Fluconazole for empiric antifungal therapy in cancer patients with fever and neutropenia
1 Division of General Medicine, Department of Medicine, Brigham and Women's Hospital, Boston, MA, USA
2 Department of Information Systems, Partners HealthCare System, Boston, MA, USA
3 Vanderbilt University Medical Center, Nashville, TN, USA
4 Outcomes Research, Merck & Co., Inc., Whitehouse Station, NJ, USA
5 Department of Medicine, Harvard Medical School, Boston, MA, USA
BMC Infectious Diseases 2006, 6:173 doi:10.1186/1471-2334-6-173Published: 5 December 2006
Several clinical trials have demonstrated the efficacy of fluconazole as empiric antifungal therapy in cancer patients with fever and neutropenia. Our objective was to assess the frequency and resource utilization associated with treatment failure in cancer patients given empiric fluconazole antifungal therapy in routine inpatient care.
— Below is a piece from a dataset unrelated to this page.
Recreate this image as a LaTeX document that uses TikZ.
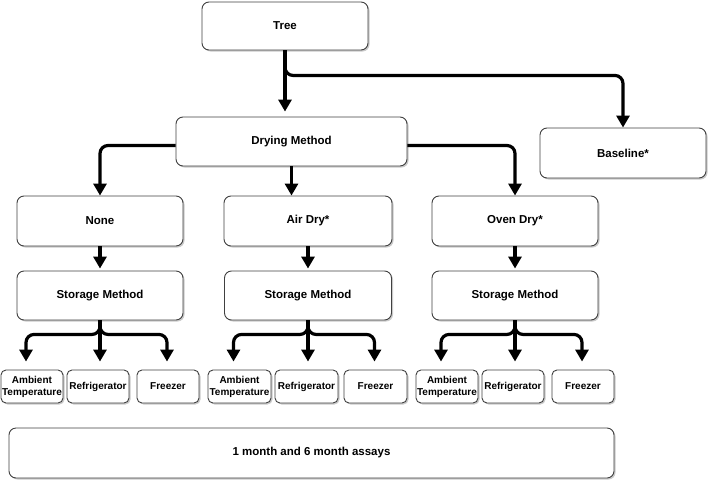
\documentclass[tikz,border=0pt]{standalone}
\usepackage{fontspec}
\setmainfont{Liberation Sans}
\usetikzlibrary{arrows.meta,shadows,calc}
\begin{document}
\begin{tikzpicture}[x=1pt,y=-1pt,
 box/.style={draw=black!75, line width=0.9pt, fill=white, rounded corners=7pt,
   drop shadow={shadow xshift=1.5pt, shadow yshift=-1.5pt, fill=black!35, opacity=0.6},
   font=\fontsize{11.5}{13.5}\selectfont\bfseries, inner sep=0pt, align=center},
 leaf/.style={box, rounded corners=5pt, minimum width=62pt, minimum height=33pt,
   font=\fontsize{10}{12}\selectfont\bfseries},
 arr/.style={line width=3.2pt, -{Triangle[width=13pt,length=12pt]}, rounded corners=8pt},
 leafarr/.style={arr, shorten >=8pt},
]
\useasboundingbox (0,0) rectangle (709,482);

\node[box, minimum width=166pt, minimum height=48pt] (tree) at (285,26) {Tree};
\node[box, minimum width=231pt, minimum height=49pt] (drying) at (291.5,141.5) {Drying Method};
\node[box, minimum width=166pt, minimum height=50pt] (baseline) at (623,153) {Baseline*};

\node[box, minimum width=166pt, minimum height=50pt] (none) at (100,221) {None};
\node[box, minimum width=168pt, minimum height=50pt] (air) at (308,221) {Air Dry*};
\node[box, minimum width=166pt, minimum height=50pt] (oven) at (515,221) {Oven Dry*};

\node[box, minimum width=166pt, minimum height=49pt] (s1) at (100,295.5) {Storage Method};
\node[box, minimum width=167pt, minimum height=49pt] (s2) at (308,295.5) {Storage Method};
\node[box, minimum width=166pt, minimum height=49pt] (s3) at (515,295.5) {Storage Method};

\node[leaf] (a1) at (32,386.5) {Ambient\\Temperature};
\node[leaf] (r1) at (98,386.5) {Refrigerator};
\node[leaf] (f1) at (168,386.5) {Freezer};
\node[leaf, minimum width=63pt] (a2) at (239.5,386.5) {Ambient\\Temperature};
\node[leaf, minimum width=63pt] (r2) at (306.5,386.5) {Refrigerator};
\node[leaf, minimum width=63pt] (f2) at (375.5,386.5) {Freezer};
\node[leaf] (a3) at (447,386.5) {Ambient\\Temperature};
\node[leaf] (r3) at (513,386.5) {Refrigerator};
\node[leaf] (f3) at (583,386.5) {Freezer};

\node[box, minimum width=605pt, minimum height=50pt] (assay) at (311.5,453) {1 month and 6 month assays};

% connectors
\draw[arr, shorten >=5pt] (tree.south) -- (tree.south |- drying.north);
\draw[arr] (tree.south) -- ++(0,25) -| (baseline.north);
\draw[arr] ($(drying.west)+(0,4)$) -| (none.north);
\draw[arr] (drying.south) -- (drying.south |- air.north);
\draw[arr] ($(drying.east)+(0,4)$) -| (oven.north);

\draw[arr, shorten >=2pt] (none.south) -- (none.south |- s1.north);
\draw[arr, shorten >=2pt] (air.south) -- (air.south |- s2.north);
\draw[arr, shorten >=2pt] (oven.south) -- (oven.south |- s3.north);

\foreach \s/\a/\r/\f in {s1/a1/r1/f1, s2/a2/r2/f2, s3/a3/r3/f3}{
  \draw[leafarr] (\s.south) -- ++(0,14) -| ($(\a.north)+(-6,0)$);
  \draw[leafarr] (\s.south) -- (\s.south |- \r.north);
  \draw[leafarr] (\s.south) -- ++(0,14) -| ($(\f.north)+(-1,0)$);
}
\end{tikzpicture}
\end{document}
We performed a retrospective cohort study of cancer patients treated with oral or intravenous fluconazole between 7/97 and 6/01 in a tertiary care hospital. The final study cohort included cancer patients with neutropenia (an absolute neutrophil count below 500 cells/mm3) and fever (a temperature above 38°C or 100.4°F), who were receiving at least 96 hours of parenteral antibacterial therapy prior to initiating fluconazole. Patients' responses to empiric therapy were assessed by reviewing patient charts.
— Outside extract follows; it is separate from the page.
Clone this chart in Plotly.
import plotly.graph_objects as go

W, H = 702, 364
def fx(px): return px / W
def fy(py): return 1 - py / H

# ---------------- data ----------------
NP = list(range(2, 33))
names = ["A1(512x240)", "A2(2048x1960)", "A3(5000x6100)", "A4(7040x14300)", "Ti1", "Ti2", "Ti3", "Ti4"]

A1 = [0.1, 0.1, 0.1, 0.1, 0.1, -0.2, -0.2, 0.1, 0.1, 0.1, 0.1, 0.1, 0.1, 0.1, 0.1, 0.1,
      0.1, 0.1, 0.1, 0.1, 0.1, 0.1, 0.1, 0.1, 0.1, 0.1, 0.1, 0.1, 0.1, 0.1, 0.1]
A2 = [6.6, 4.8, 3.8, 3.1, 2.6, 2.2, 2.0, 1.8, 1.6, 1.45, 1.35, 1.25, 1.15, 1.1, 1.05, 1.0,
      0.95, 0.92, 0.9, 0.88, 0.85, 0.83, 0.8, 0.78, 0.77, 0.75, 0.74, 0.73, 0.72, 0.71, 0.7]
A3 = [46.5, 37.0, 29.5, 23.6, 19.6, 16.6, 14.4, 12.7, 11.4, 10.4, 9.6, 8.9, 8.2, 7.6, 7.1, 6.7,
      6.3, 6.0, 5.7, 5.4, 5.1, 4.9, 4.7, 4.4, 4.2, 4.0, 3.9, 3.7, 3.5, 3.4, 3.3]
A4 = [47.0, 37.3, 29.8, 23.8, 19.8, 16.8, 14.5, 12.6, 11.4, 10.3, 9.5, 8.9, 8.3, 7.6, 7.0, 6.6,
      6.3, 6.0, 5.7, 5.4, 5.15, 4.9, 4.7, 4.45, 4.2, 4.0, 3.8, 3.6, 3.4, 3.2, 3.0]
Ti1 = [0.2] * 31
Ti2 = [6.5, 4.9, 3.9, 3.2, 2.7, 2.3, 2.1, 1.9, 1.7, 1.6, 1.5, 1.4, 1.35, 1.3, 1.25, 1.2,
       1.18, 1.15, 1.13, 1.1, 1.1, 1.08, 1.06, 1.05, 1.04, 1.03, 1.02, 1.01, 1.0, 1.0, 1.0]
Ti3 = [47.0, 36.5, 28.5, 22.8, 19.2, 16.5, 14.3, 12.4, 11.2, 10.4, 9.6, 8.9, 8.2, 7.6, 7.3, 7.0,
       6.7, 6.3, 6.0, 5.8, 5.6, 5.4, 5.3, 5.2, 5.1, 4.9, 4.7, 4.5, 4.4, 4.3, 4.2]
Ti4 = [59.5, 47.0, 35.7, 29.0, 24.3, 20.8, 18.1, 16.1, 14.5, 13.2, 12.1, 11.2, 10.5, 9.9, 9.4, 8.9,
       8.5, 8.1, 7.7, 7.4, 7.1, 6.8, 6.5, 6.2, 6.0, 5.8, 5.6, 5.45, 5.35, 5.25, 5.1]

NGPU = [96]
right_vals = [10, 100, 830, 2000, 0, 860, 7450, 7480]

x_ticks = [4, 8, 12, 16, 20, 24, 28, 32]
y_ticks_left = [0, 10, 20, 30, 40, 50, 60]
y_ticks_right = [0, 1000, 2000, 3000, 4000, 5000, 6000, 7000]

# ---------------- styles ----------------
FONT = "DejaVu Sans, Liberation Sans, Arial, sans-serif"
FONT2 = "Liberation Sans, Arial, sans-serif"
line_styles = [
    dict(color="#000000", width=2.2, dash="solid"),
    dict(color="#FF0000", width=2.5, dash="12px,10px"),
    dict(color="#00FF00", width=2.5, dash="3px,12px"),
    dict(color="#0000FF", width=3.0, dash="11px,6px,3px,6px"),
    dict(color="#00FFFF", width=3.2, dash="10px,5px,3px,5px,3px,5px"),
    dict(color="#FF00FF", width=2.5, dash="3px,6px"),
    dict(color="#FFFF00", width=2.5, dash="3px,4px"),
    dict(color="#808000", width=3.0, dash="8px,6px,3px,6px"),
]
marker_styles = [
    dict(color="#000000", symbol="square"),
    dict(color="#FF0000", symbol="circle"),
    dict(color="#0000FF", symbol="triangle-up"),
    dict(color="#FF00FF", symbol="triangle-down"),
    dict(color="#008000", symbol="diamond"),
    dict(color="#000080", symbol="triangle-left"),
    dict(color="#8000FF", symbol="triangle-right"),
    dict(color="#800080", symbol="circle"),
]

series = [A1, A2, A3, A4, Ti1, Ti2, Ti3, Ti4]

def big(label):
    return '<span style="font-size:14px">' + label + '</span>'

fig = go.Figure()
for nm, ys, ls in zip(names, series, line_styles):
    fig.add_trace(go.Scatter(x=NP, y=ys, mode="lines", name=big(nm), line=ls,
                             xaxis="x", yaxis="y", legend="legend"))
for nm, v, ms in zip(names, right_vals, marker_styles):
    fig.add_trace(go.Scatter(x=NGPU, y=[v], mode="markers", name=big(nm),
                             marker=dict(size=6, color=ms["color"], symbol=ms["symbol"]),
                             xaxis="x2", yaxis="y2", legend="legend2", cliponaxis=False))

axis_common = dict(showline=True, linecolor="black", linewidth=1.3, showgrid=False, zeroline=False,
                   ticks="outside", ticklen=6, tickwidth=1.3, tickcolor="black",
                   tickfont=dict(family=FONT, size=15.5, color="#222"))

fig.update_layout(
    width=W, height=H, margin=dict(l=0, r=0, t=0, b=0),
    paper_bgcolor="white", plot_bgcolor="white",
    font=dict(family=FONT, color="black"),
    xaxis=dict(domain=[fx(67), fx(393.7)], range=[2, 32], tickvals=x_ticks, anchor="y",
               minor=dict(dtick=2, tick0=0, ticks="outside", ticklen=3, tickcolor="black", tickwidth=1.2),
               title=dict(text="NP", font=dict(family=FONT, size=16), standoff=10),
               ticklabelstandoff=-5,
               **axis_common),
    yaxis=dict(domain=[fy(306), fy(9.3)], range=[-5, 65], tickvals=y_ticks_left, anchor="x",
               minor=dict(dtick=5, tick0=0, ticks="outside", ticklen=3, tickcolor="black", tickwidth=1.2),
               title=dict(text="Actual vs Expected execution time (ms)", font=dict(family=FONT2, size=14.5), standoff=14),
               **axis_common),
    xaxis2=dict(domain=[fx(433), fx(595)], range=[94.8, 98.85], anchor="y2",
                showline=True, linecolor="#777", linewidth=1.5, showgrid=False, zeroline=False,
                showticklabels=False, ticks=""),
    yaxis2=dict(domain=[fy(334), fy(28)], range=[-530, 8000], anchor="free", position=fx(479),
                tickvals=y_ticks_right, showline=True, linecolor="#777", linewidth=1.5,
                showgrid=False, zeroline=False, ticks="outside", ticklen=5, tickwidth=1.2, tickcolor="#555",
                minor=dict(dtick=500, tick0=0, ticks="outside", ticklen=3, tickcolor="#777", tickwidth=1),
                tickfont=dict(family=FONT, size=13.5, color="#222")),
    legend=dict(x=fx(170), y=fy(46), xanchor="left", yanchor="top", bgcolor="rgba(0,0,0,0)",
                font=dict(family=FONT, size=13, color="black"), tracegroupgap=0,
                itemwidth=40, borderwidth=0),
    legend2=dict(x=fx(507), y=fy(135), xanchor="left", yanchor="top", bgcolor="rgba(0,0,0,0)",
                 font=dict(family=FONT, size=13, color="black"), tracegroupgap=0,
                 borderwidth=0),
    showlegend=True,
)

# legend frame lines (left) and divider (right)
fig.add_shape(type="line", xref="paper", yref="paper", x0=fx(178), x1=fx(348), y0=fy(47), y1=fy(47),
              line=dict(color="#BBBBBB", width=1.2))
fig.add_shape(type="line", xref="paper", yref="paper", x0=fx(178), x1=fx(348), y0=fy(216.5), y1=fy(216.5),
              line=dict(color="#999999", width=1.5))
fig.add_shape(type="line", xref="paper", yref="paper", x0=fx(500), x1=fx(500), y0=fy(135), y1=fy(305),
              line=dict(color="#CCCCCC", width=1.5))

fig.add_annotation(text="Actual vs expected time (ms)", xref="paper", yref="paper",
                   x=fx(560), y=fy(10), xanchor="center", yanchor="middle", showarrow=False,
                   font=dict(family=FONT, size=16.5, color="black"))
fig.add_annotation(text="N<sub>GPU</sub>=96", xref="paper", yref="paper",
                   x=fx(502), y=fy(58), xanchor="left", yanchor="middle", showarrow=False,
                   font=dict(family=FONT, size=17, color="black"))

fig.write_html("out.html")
Among 103 cancer admissions with fever and neutropenia, treatment failure after initiating empiric fluconazole antifungal therapy occurred in 41% (95% confidence interval (CI) 31% – 50%) of admissions. Patients with a diagnosis of hematological malignancy had increased risk of treatment failure (OR = 4.6, 95% CI 1.5 – 14.8). When treatment failure occurred the mean adjusted increases in length of stay and total costs were 7.4 days (95% CI 3.3 – 11.5) and $18,925 (95% CI 3,289 – 34,563), respectively.
Treatment failure occurred in more than one-third of neutropenic cancer patients on fluconazole as empiric antifungal treatment for fever in routine clinical treatment. The increase in costs when treatment failure occurs is substantial.